Omit all pictures. Copy the rest of the material exactly.

**SOURCE MATERIAL**
◆ ◆ ◆ ◆

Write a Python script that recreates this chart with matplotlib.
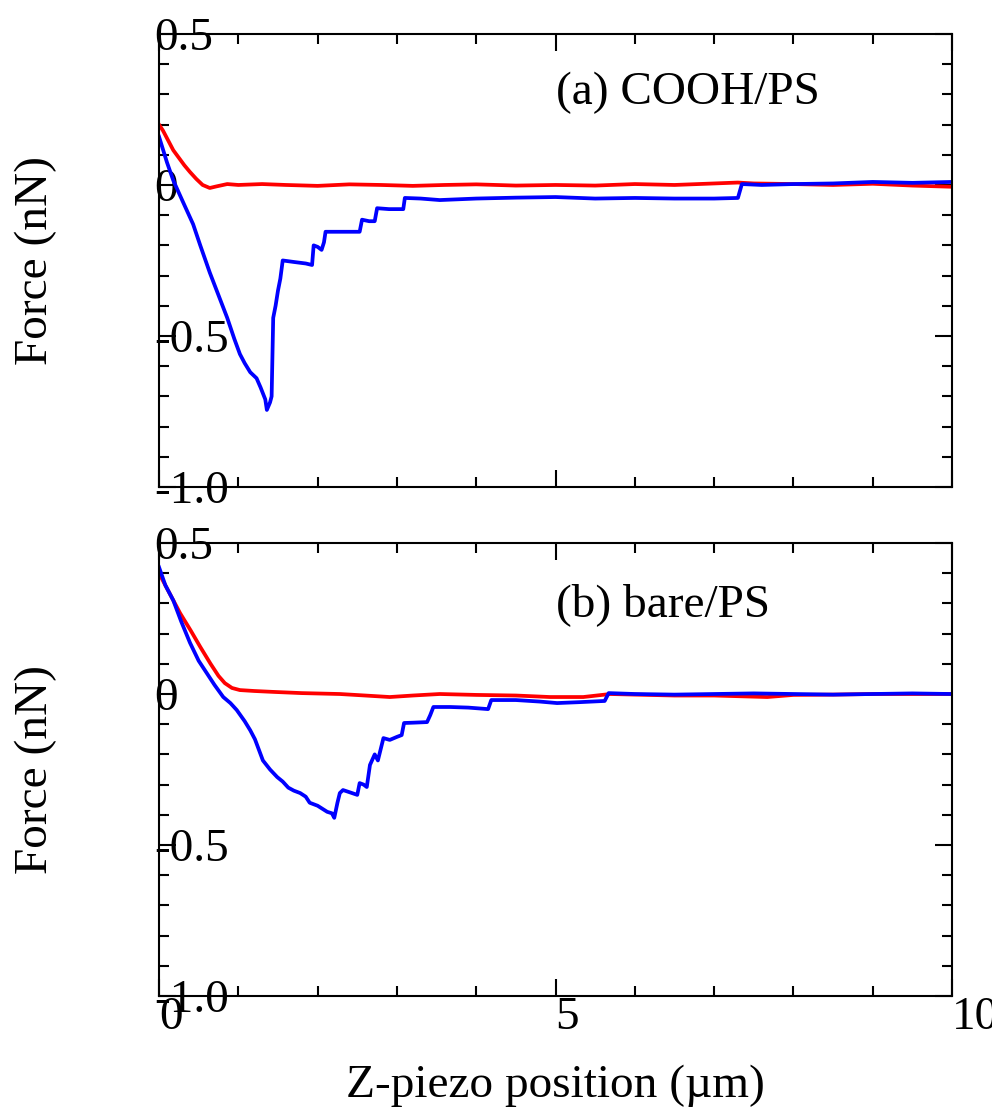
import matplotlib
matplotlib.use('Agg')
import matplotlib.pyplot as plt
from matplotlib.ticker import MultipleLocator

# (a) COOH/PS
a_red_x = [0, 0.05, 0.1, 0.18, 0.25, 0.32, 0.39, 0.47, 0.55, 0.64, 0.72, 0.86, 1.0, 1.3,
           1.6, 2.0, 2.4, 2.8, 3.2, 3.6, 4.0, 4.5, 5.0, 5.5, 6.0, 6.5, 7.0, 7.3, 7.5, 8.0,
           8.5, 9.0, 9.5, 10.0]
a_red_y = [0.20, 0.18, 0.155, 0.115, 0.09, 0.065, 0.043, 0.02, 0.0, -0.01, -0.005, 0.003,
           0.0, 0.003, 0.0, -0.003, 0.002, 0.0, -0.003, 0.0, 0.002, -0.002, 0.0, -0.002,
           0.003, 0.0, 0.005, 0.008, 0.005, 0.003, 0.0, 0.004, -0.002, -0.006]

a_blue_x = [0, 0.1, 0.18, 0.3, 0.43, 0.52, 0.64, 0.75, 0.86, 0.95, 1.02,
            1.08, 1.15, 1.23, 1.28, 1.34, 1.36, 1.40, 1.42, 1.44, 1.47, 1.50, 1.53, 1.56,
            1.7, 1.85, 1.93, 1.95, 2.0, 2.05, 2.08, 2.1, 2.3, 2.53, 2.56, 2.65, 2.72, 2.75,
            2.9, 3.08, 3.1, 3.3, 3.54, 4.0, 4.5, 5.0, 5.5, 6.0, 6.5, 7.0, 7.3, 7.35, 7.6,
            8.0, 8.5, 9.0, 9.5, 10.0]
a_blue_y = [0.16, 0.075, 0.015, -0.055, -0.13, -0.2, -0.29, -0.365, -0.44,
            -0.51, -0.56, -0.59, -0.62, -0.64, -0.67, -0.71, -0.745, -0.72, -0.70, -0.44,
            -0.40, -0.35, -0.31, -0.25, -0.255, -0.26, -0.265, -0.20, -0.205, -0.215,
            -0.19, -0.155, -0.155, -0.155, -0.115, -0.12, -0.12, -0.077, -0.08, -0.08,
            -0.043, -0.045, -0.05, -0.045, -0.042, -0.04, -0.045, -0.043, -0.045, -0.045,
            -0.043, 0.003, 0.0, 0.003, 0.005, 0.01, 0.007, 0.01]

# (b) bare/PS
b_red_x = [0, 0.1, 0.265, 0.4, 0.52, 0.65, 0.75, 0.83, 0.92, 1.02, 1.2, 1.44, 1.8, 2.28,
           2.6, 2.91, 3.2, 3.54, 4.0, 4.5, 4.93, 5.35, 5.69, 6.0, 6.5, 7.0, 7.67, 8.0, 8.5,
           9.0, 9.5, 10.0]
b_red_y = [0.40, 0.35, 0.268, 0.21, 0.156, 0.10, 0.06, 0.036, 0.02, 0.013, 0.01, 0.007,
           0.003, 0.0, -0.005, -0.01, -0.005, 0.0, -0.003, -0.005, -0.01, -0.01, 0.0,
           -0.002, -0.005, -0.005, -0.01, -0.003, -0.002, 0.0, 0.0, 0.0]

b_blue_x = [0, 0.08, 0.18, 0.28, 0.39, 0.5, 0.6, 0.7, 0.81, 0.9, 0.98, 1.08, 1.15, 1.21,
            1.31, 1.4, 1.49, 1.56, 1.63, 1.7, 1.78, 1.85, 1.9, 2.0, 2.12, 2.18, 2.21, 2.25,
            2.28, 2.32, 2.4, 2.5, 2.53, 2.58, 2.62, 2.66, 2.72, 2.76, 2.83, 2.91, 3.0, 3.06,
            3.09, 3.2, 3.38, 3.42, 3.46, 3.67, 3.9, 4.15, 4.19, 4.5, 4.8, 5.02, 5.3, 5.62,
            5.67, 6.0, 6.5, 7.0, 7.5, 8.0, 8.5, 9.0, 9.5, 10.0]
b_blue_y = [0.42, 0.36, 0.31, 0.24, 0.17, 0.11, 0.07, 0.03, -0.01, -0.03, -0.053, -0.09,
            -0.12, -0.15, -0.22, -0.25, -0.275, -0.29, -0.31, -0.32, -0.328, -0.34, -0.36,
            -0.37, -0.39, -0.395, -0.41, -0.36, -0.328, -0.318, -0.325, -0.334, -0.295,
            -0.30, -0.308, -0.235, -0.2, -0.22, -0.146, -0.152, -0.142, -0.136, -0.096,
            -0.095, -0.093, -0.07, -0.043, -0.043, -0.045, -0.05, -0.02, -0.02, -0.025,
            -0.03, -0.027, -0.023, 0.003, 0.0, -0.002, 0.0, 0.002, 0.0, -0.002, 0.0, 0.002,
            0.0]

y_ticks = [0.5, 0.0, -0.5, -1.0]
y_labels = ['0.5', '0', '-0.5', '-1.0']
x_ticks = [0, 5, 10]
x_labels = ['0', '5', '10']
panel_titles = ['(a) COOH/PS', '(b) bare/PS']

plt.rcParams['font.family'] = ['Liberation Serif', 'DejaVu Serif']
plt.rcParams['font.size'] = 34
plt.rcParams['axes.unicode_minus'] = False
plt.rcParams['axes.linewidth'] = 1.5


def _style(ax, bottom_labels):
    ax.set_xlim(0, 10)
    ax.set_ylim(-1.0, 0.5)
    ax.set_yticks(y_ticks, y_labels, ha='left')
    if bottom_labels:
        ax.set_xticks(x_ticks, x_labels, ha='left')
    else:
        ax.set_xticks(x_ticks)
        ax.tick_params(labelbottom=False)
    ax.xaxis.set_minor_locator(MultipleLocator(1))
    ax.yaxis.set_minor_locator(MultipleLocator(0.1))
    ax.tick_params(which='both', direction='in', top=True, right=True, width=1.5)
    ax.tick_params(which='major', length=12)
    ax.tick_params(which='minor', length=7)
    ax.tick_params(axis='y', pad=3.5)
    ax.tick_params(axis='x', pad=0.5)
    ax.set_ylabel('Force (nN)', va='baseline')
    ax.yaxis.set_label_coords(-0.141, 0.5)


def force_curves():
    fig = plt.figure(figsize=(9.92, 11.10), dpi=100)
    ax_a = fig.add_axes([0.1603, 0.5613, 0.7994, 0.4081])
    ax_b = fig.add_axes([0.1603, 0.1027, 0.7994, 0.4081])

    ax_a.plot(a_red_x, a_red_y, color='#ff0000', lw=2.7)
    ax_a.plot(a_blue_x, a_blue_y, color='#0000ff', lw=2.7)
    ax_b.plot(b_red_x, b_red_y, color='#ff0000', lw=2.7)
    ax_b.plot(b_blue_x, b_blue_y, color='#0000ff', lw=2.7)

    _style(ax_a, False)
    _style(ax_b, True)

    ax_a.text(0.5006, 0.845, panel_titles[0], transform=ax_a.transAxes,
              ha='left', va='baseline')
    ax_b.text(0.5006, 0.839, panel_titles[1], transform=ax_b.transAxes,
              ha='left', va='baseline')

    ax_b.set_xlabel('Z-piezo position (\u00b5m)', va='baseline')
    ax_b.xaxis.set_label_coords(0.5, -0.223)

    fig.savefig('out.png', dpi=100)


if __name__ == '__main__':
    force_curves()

◆ ◆ ◆ ◆

**RESULT BELOW**
Write a Python script that recreates this chart with matplotlib.
import matplotlib
matplotlib.use('Agg')
import matplotlib.pyplot as plt
from matplotlib.ticker import MultipleLocator

# (a) COOH/PS
a_red_x = [0, 0.05, 0.1, 0.18, 0.25, 0.32, 0.39, 0.47, 0.55, 0.64, 0.72, 0.86, 1.0, 1.3,
           1.6, 2.0, 2.4, 2.8, 3.2, 3.6, 4.0, 4.5, 5.0, 5.5, 6.0, 6.5, 7.0, 7.3, 7.5, 8.0,
           8.5, 9.0, 9.5, 10.0]
a_red_y = [0.20, 0.18, 0.155, 0.115, 0.09, 0.065, 0.043, 0.02, 0.0, -0.01, -0.005, 0.003,
           0.0, 0.003, 0.0, -0.003, 0.002, 0.0, -0.003, 0.0, 0.002, -0.002, 0.0, -0.002,
           0.003, 0.0, 0.005, 0.008, 0.005, 0.003, 0.0, 0.004, -0.002, -0.006]

a_blue_x = [0, 0.1, 0.18, 0.3, 0.43, 0.52, 0.64, 0.75, 0.86, 0.95, 1.02,
            1.08, 1.15, 1.23, 1.28, 1.34, 1.36, 1.40, 1.42, 1.44, 1.47, 1.50, 1.53, 1.56,
            1.7, 1.85, 1.93, 1.95, 2.0, 2.05, 2.08, 2.1, 2.3, 2.53, 2.56, 2.65, 2.72, 2.75,
            2.9, 3.08, 3.1, 3.3, 3.54, 4.0, 4.5, 5.0, 5.5, 6.0, 6.5, 7.0, 7.3, 7.35, 7.6,
            8.0, 8.5, 9.0, 9.5, 10.0]
a_blue_y = [0.16, 0.075, 0.015, -0.055, -0.13, -0.2, -0.29, -0.365, -0.44,
            -0.51, -0.56, -0.59, -0.62, -0.64, -0.67, -0.71, -0.745, -0.72, -0.70, -0.44,
            -0.40, -0.35, -0.31, -0.25, -0.255, -0.26, -0.265, -0.20, -0.205, -0.215,
            -0.19, -0.155, -0.155, -0.155, -0.115, -0.12, -0.12, -0.077, -0.08, -0.08,
            -0.043, -0.045, -0.05, -0.045, -0.042, -0.04, -0.045, -0.043, -0.045, -0.045,
            -0.043, 0.003, 0.0, 0.003, 0.005, 0.01, 0.007, 0.01]

# (b) bare/PS
b_red_x = [0, 0.1, 0.265, 0.4, 0.52, 0.65, 0.75, 0.83, 0.92, 1.02, 1.2, 1.44, 1.8, 2.28,
           2.6, 2.91, 3.2, 3.54, 4.0, 4.5, 4.93, 5.35, 5.69, 6.0, 6.5, 7.0, 7.67, 8.0, 8.5,
           9.0, 9.5, 10.0]
b_red_y = [0.40, 0.35, 0.268, 0.21, 0.156, 0.10, 0.06, 0.036, 0.02, 0.013, 0.01, 0.007,
           0.003, 0.0, -0.005, -0.01, -0.005, 0.0, -0.003, -0.005, -0.01, -0.01, 0.0,
           -0.002, -0.005, -0.005, -0.01, -0.003, -0.002, 0.0, 0.0, 0.0]

b_blue_x = [0, 0.08, 0.18, 0.28, 0.39, 0.5, 0.6, 0.7, 0.81, 0.9, 0.98, 1.08, 1.15, 1.21,
            1.31, 1.4, 1.49, 1.56, 1.63, 1.7, 1.78, 1.85, 1.9, 2.0, 2.12, 2.18, 2.21, 2.25,
            2.28, 2.32, 2.4, 2.5, 2.53, 2.58, 2.62, 2.66, 2.72, 2.76, 2.83, 2.91, 3.0, 3.06,
            3.09, 3.2, 3.38, 3.42, 3.46, 3.67, 3.9, 4.15, 4.19, 4.5, 4.8, 5.02, 5.3, 5.62,
            5.67, 6.0, 6.5, 7.0, 7.5, 8.0, 8.5, 9.0, 9.5, 10.0]
b_blue_y = [0.42, 0.36, 0.31, 0.24, 0.17, 0.11, 0.07, 0.03, -0.01, -0.03, -0.053, -0.09,
            -0.12, -0.15, -0.22, -0.25, -0.275, -0.29, -0.31, -0.32, -0.328, -0.34, -0.36,
            -0.37, -0.39, -0.395, -0.41, -0.36, -0.328, -0.318, -0.325, -0.334, -0.295,
            -0.30, -0.308, -0.235, -0.2, -0.22, -0.146, -0.152, -0.142, -0.136, -0.096,
            -0.095, -0.093, -0.07, -0.043, -0.043, -0.045, -0.05, -0.02, -0.02, -0.025,
            -0.03, -0.027, -0.023, 0.003, 0.0, -0.002, 0.0, 0.002, 0.0, -0.002, 0.0, 0.002,
            0.0]

y_ticks = [0.5, 0.0, -0.5, -1.0]
y_labels = ['0.5', '0', '-0.5', '-1.0']
x_ticks = [0, 5, 10]
x_labels = ['0', '5', '10']
panel_titles = ['(a) COOH/PS', '(b) bare/PS']

plt.rcParams['font.family'] = ['Liberation Serif', 'DejaVu Serif']
plt.rcParams['font.size'] = 34
plt.rcParams['axes.unicode_minus'] = False
plt.rcParams['axes.linewidth'] = 1.5


def _style(ax, bottom_labels):
    ax.set_xlim(0, 10)
    ax.set_ylim(-1.0, 0.5)
    ax.set_yticks(y_ticks, y_labels, ha='left')
    if bottom_labels:
        ax.set_xticks(x_ticks, x_labels, ha='left')
    else:
        ax.set_xticks(x_ticks)
        ax.tick_params(labelbottom=False)
    ax.xaxis.set_minor_locator(MultipleLocator(1))
    ax.yaxis.set_minor_locator(MultipleLocator(0.1))
    ax.tick_params(which='both', direction='in', top=True, right=True, width=1.5)
    ax.tick_params(which='major', length=12)
    ax.tick_params(which='minor', length=7)
    ax.tick_params(axis='y', pad=3.5)
    ax.tick_params(axis='x', pad=0.5)
    ax.set_ylabel('Force (nN)', va='baseline')
    ax.yaxis.set_label_coords(-0.141, 0.5)


def force_curves():
    fig = plt.figure(figsize=(9.92, 11.10), dpi=100)
    ax_a = fig.add_axes([0.1603, 0.5613, 0.7994, 0.4081])
    ax_b = fig.add_axes([0.1603, 0.1027, 0.7994, 0.4081])

    ax_a.plot(a_red_x, a_red_y, color='#ff0000', lw=2.7)
    ax_a.plot(a_blue_x, a_blue_y, color='#0000ff', lw=2.7)
    ax_b.plot(b_red_x, b_red_y, color='#ff0000', lw=2.7)
    ax_b.plot(b_blue_x, b_blue_y, color='#0000ff', lw=2.7)

    _style(ax_a, False)
    _style(ax_b, True)

    ax_a.text(0.5006, 0.845, panel_titles[0], transform=ax_a.transAxes,
              ha='left', va='baseline')
    ax_b.text(0.5006, 0.839, panel_titles[1], transform=ax_b.transAxes,
              ha='left', va='baseline')

    ax_b.set_xlabel('Z-piezo position (\u00b5m)', va='baseline')
    ax_b.xaxis.set_label_coords(0.5, -0.223)

    fig.savefig('out.png', dpi=100)


if __name__ == '__main__':
    force_curves()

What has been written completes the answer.